How we change what others think, feel, believe and do
A conditioned aversion occurs where a subject associates a stimulus with discomfort and thereafter feels discomfort when the stimulus is presented. As a consequence, the subject seeks to avoid further discomfort.
In training, a conditioned aversion is typically used to send the signal 'stop what you are doing or else something bad will happen'. A common word used is 'No'. Initially, 'No' does not have any particular meaning to the subject. They then learn that 'No' is connected to an uncomfortable situation, so they learn to hold back when they hear 'No'. Further signals like pointing can help them understand what the 'no' is all about or where they should go. Other common aversive stimuli include clapping hands and a low-pitched 'ach'.
Conditioning happens when the subject experiences a negative feeling such as pain, shock or fear while the aversion stimulus is simultaneously presented. Pain should be avoided where possible. A loud noise, flash of light, water spray or other sudden sensory stimulus can be used.
When using the aversive stimulus to train a subject to stop doing something, when they do so, even briefly, reward them.
As with other conditioning, as the subject learns, the actual aversive stimulus should be removed as soon as possible and the aversion word or signal used instead.
Be careful to minimize the use of negative methods, for example keeping them for urgent situations such as when safety is threatened or no other method works. Wherever possible, seek to use positive methods first.
A dog owner drops a tin tray and calls 'No!' The dog is startled. Later, calling 'no' also creates a startle response that causes the dog to stop what it doing. When the dog stops, the owner praises it.
A person training a dog to not eat until told to, gets the dog to sit, places food in front of it and says 'ah-ah' while removing the food if the dog moves. When the dog sits without trying to get to the food, the trainer says 'good dog' and lets it get to the food. Later, saying 'ah-ah' will stop the dog moving towards anything.
While negative methods are largely to be avoided, sometimes they are useful. Of course they should be used with care and at the minimum level to achieve the desired actions.
The basic principle of conditioned aversion is to start with a neutral stimulus and pair it with discomfort, so the subject associates discomfort with the stimulus, thereby making it aversive. In other words, it uses negative reinforcement. Following up desired action with a reward uses positive reinforcement. In this way, conditioned aversion is uses in a 'stick and carrot' or hurt and rescue pattern. Aversion without guidance does not lead to helpful learning. When a dog runs at sheep, they scatter in all directions unless there is a shepherd to attract them in the right direction.
We can become aversive to any sensory input, for example eating too much of a food that makes us sick can cause the discomfort of being sick with the taste of the food, thereafter leading to that food being avoided.

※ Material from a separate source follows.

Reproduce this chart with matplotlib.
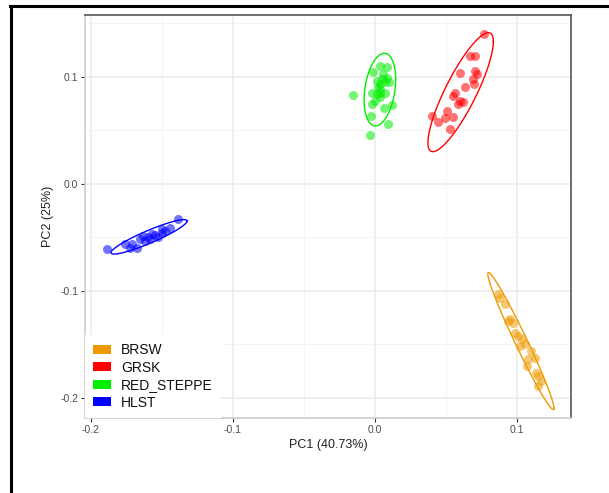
import numpy as np
import matplotlib
matplotlib.use("Agg")
import matplotlib.pyplot as plt
from matplotlib.patches import Patch
from matplotlib.lines import Line2D

plt.rcParams['font.family'] = ['Liberation Sans', 'DejaVu Sans']

# PCA scores per breed
groups = ["BRSW", "GRSK", "RED_STEPPE", "HLST"]
colors = {"BRSW": "#EE9A00", "GRSK": "#FF0000", "RED_STEPPE": "#00EE00", "HLST": "#0000FF"}

brsw_pc1 = [0.0868, 0.0915, 0.0951, 0.0974, 0.0986, 0.1009, 0.1033, 0.1056, 0.1080, 0.1127,
            0.1073, 0.1150, 0.1150, 0.0880, 0.0937, 0.1021, 0.1099, 0.1134, 0.1169]
brsw_pc2 = [-0.1031, -0.1124, -0.1264, -0.1296, -0.1390, -0.1421, -0.1451, -0.1498, -0.1638, -0.1623,
            -0.1701, -0.1794, -0.1888, -0.1065, -0.1280, -0.1514, -0.1561, -0.1766, -0.1841]

grsk_pc1 = [0.0768, 0.0669, 0.0704, 0.0704, 0.0599, 0.0716, 0.0692, 0.0699, 0.0634, 0.0563,
            0.0551, 0.0599, 0.0622, 0.0587, 0.0505, 0.0399, 0.0493, 0.0551, 0.0446, 0.0528]
grsk_pc2 = [0.1402, 0.1196, 0.1196, 0.1056, 0.1035, 0.1025, 0.0979, 0.0937, 0.0907, 0.0853,
            0.0822, 0.0776, 0.0760, 0.0745, 0.0676, 0.0636, 0.0614, 0.0620, 0.0573, 0.0511]

steppe_pc1 = [0.0035, 0.0087, -0.0012, 0.0058, 0.0082, 0.0012, 0.0070, 0.0035, 0.0101, -0.0023,
              0.0035, 0.0070, 0.0012, 0.0035, -0.0153, -0.0023, 0.0118, 0.0063, -0.0028, 0.0094,
              -0.0035, 0.0021, 0.0049, 0.0000, 0.0035]
steppe_pc2 = [0.1103, 0.1093, 0.1040, 0.1025, 0.0993, 0.0963, 0.0947, 0.0932, 0.0947, 0.0853,
              0.0885, 0.0853, 0.0838, 0.0807, 0.0832, 0.0745, 0.0738, 0.0713, 0.0636, 0.0558,
              0.0455, 0.0907, 0.0981, 0.0776, 0.0850]

hlst_pc1 = [-0.1385, -0.1885, -0.1444, -0.1502, -0.1573, -0.1632, -0.1596, -0.1655, -0.1713, -0.1725,
            -0.1678, -0.1620, -0.1549, -0.1528, -0.1479, -0.1761, -0.1585, -0.1500]
hlst_pc2 = [-0.0324, -0.0605, -0.0408, -0.0455, -0.0470, -0.0486, -0.0495, -0.0517, -0.0564, -0.0595,
            -0.0595, -0.0533, -0.0477, -0.0495, -0.0439, -0.0561, -0.0514, -0.0421]

data = {
    "BRSW": (brsw_pc1, brsw_pc2),
    "GRSK": (grsk_pc1, grsk_pc2),
    "RED_STEPPE": (steppe_pc1, steppe_pc2),
    "HLST": (hlst_pc1, hlst_pc2),
}

x_ticks = [-0.2, -0.1, 0.0, 0.1]
y_ticks = [-0.2, -0.1, 0.0, 0.1]
x_label = "PC1 (40.73%)"
y_label = "PC2 (25%)"


def cov_trob(X, nu=5, maxit=25, tol=0.01):
    """Multivariate-t robust covariance estimate (as MASS::cov.trob)."""
    n, p = X.shape
    w = np.ones(n)
    m = X.mean(axis=0)
    for _ in range(maxit):
        w0 = w
        m = (w[:, None] * X).sum(axis=0) / w.sum()
        D = X - m
        V = (w[:, None] * D).T @ D / n
        Vi = np.linalg.inv(V)
        d2 = np.einsum('ij,jk,ik->i', D, Vi, D)
        w = (nu + p) / (nu + d2)
        if np.all(np.abs(w - w0) < tol):
            break
    return m, V


def conf_ellipse(x, y, level=0.95, segments=101):
    X = np.column_stack([x, y])
    n = len(x)
    center, V = cov_trob(X)
    dfn, dfd = 2, n - 1
    # closed form F quantile for dfn = 2
    fq = (dfd / 2.0) * ((1 - level) ** (-2.0 / dfd) - 1)
    radius = np.sqrt(dfn * fq)
    t = np.linspace(0, 2 * np.pi, segments)
    circle = np.column_stack([np.cos(t), np.sin(t)])
    L = np.linalg.cholesky(V).T
    pts = center + radius * circle @ L
    return pts[:, 0], pts[:, 1]


fig = plt.figure(figsize=(6.09, 4.93), dpi=100)
ax = fig.add_axes([85 / 609, 1 - 418 / 493, (571 - 85) / 609, (418 - 15) / 493])

for g in groups:
    px, py = data[g]
    ax.scatter(px, py, s=42, color=colors[g], alpha=0.55, linewidths=0, zorder=3)
    ex, ey = conf_ellipse(np.array(px), np.array(py))
    ax.plot(ex, ey, color=colors[g], lw=1.0, zorder=4)

ax.set_xlim(-0.2042, 0.138)
ax.set_ylim(-0.2187, 0.1577)
ax.set_xticks(x_ticks)
ax.set_yticks(y_ticks)
ax.set_xticklabels([f"{v:.1f}" for v in x_ticks])
ax.set_yticklabels([f"{v:.1f}" for v in y_ticks])
ax.set_xticks([-0.15, -0.05, 0.05], minor=True)
ax.set_yticks([-0.15, -0.05, 0.05, 0.15], minor=True)
ax.grid(True, which='major', color='#EBEBEB', lw=1.1, zorder=0)
ax.grid(True, which='minor', color='#F3F3F3', lw=0.6, zorder=0)
ax.set_axisbelow(True)
ax.tick_params(which='major', length=3, width=0.8, color='#333333',
               labelsize=7.5, labelcolor='#4D4D4D', pad=2)
ax.tick_params(which='minor', length=0)

ax.spines['top'].set_color('#555555')
ax.spines['right'].set_color('#555555')
ax.spines['left'].set_color('#CCCCCC')
ax.spines['bottom'].set_color('#CCCCCC')
for s in ax.spines.values():
    s.set_linewidth(1.2)

ax.set_xlabel(x_label, fontsize=9, color='#222222', labelpad=3)
ax.set_ylabel(y_label, fontsize=9, color='#222222', labelpad=4)

handles = [Patch(facecolor=colors[g], edgecolor='none', label=g) for g in groups]
leg = ax.legend(handles=handles, loc='lower left', bbox_to_anchor=(0.0, 0.0),
                borderaxespad=0.0, frameon=True, fancybox=False, fontsize=10,
                handlelength=1.25, handleheight=0.6, handletextpad=0.75,
                labelspacing=0.25, borderpad=0.6)
leg.get_frame().set_facecolor('white')
leg.get_frame().set_edgecolor('none')
leg.get_frame().set_alpha(1.0)
for t in leg.get_texts():
    t.set_color('#111111')

# outer black frame
fig.add_artist(Line2D([10 / 609, 1.0], [1 - 6 / 493, 1 - 6 / 493], transform=fig.transFigure,
                      color='black', lw=2.2))
fig.add_artist(Line2D([11 / 609, 11 / 609], [0.0, 1 - 6 / 493], transform=fig.transFigure,
                      color='black', lw=2.2))

fig.savefig("out.png", dpi=100)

Absent Conditioning happens when you are not there, for example when a dog finds that jumping up on a table leads to trays falling on them. This removes you from the equation and ensures that your presence is not a part of the conditioning. You can also do this remotely by hiding, using video cameras and so on.

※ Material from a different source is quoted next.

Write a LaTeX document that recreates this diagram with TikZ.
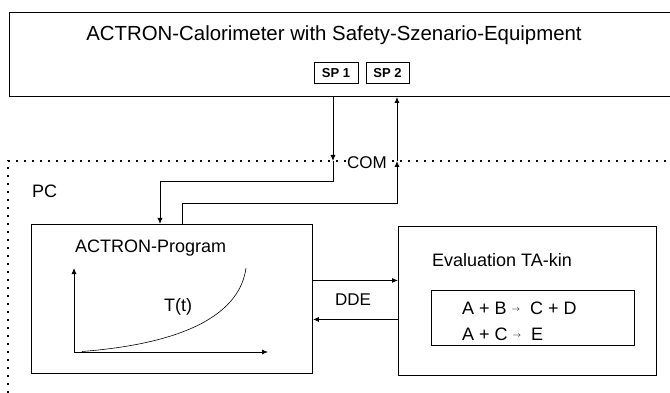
\documentclass[tikz,border=0pt]{standalone}
\usepackage{fontspec}
\setmainfont{Liberation Sans}
\usetikzlibrary{arrows.meta}
\newcommand{\smallarr}{{\fontsize{8}{8}\selectfont\raisebox{2.6pt}{$\rightarrow$}}}
\begin{document}
\begin{tikzpicture}[x=1pt,y=-1pt,
  box/.style={draw, line width=0.9pt, inner sep=0pt, anchor=north west},
  spbox/.style={draw, line width=0.9pt, inner sep=0pt, minimum height=21pt, font=\bfseries\fontsize{13}{15}\selectfont},
  arr/.style={line width=0.9pt, -{Latex[length=6pt,width=5pt]}},
  dots/.style={line width=1.1pt, dash pattern=on 1.8pt off 6.2pt},
  lbl/.style={inner sep=0pt, font=\fontsize{18}{21}\selectfont},
  slbl/.style={inner sep=0pt, font=\fontsize{17}{20}\selectfont},
]
\useasboundingbox (0,0) rectangle (670,393);
\clip (0,0) rectangle (670,393);

% top box
\node[box, minimum width=680pt, minimum height=84pt] (calo) at (9,12) {};
\node[inner sep=0pt, font=\fontsize{20.4}{23}\selectfont] (title) at (334,35) {ACTRON-Calorimeter with Safety-Szenario-Equipment};
\node[spbox, minimum width=44pt] (sp1) at (336,73) {SP 1};
\node[spbox, minimum width=43pt] (sp2) at (387.5,73) {SP 2};

% PC region
\draw[dots] (8,393) -- (8,161) -- (680,161);
\node[lbl, anchor=west] (pc) at (32,191) {PC};
\node[slbl, fill=white, inner sep=1pt] (com) at (367,163) {COM};

% boxes
\node[box, minimum width=281pt, minimum height=149pt] (prog) at (31,224) {};
\node[box, minimum width=258pt, minimum height=149pt] (eval) at (398,226) {};
\node[box, minimum width=203pt, minimum height=55pt] (react) at (431,290) {};

\node[lbl, anchor=west] (progt) at (75,248) {ACTRON-Program};
\node[lbl, anchor=west] (evalt) at (432,260) {Evaluation TA-kin};
\node[lbl, anchor=west] (r1) at (462,308) {A + B \smallarr\ \ C + D};
\node[lbl, anchor=west] (r2) at (462,334) {A + C \smallarr\ \ E};

% COM connections
\coordinate (cd) at (333,161);
\coordinate (cu) at (397,161);
\coordinate (pin) at ([xshift=129pt]prog.north west);
\coordinate (pout) at ([xshift=151pt]prog.north west);
\draw[arr] (calo.south -| cd) -- (cd);
\draw[arr] (cd) -- ++(0,20) -| (pin);
\draw[arr] (pout) -- ++(0,-21) -| (cu);
\draw[arr] (cu) -- (calo.south -| cu);

% DDE
\coordinate (dd1) at ([yshift=18.5pt]prog.east);
\coordinate (dd2) at ([yshift=-20.5pt]prog.east);
\draw[arr] (dd1) -- (dd1 -| eval.west);
\draw[arr] (dd2 -| eval.west) -- (dd2);
\node[slbl] (dde) at (353,300) {DDE};

% plot
\coordinate (o) at (74,352);
\coordinate (ya) at (74,268);
\coordinate (xa) at (268,352);
\draw[arr] (o) -- (ya);
\draw[arr] (o) -- (xa);
\draw[line width=0.6pt] (82,351.5) .. controls (190,343) and (240,312) .. (246,268);
\node[lbl] (tt) at (178,307) {T(t)};
\end{tikzpicture}
\end{document}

If an aversive is not set up well, there is a danger of it falling into a class of general anxieties or stimuli that cause the subject just to feel afraid and not know what to do next. A set of failed aversives can make the target generally fearful as it experiences its existence as a scary set of baffling situations.
Conditioned aversives are more effective than threats as they set up a small stimulus that is far more reliable in causing the cessation required. Threats typically do not work when they are small, leading to an escalation that easily gets out of hand.

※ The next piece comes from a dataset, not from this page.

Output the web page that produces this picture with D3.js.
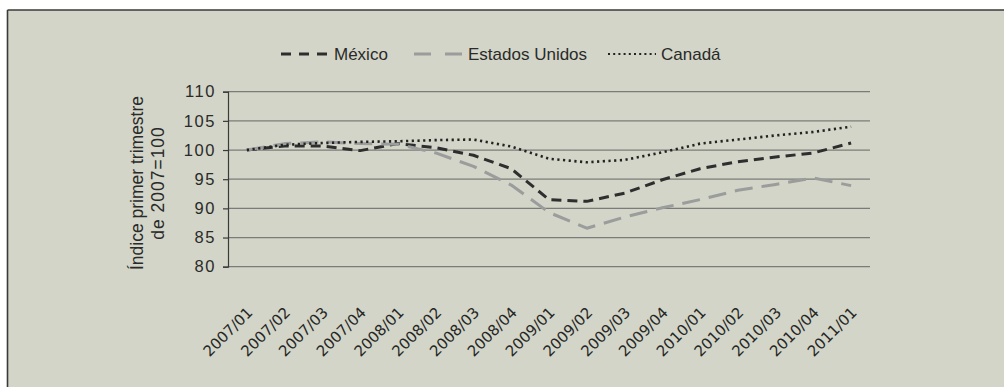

Many commands, including to humans, can be conditioned aversion when failure to obey results in punishment. The subject hears the command, feels the anticipated discomfort of the punishment, and decides to comply with the order rather than receiving punishment. In effect, the command is a threat: 'Do as I say or you will suffer'. This is how the principle of 'speak softly and carry a big stick' works. Of course it also has negative repercussions when the subject becomes chronically avoidant or vengeful.
Apart from the obvious cruelty of using pain as an aversive, it can be surprisingly ineffective as subjects (even humans) can become accustomed to it. Again, it can lead to chronic avoidance or vengeance. It can often seem easier to use negative methods and indeed more skill is needed to train using positive techniques (though the effort is almost always worth it).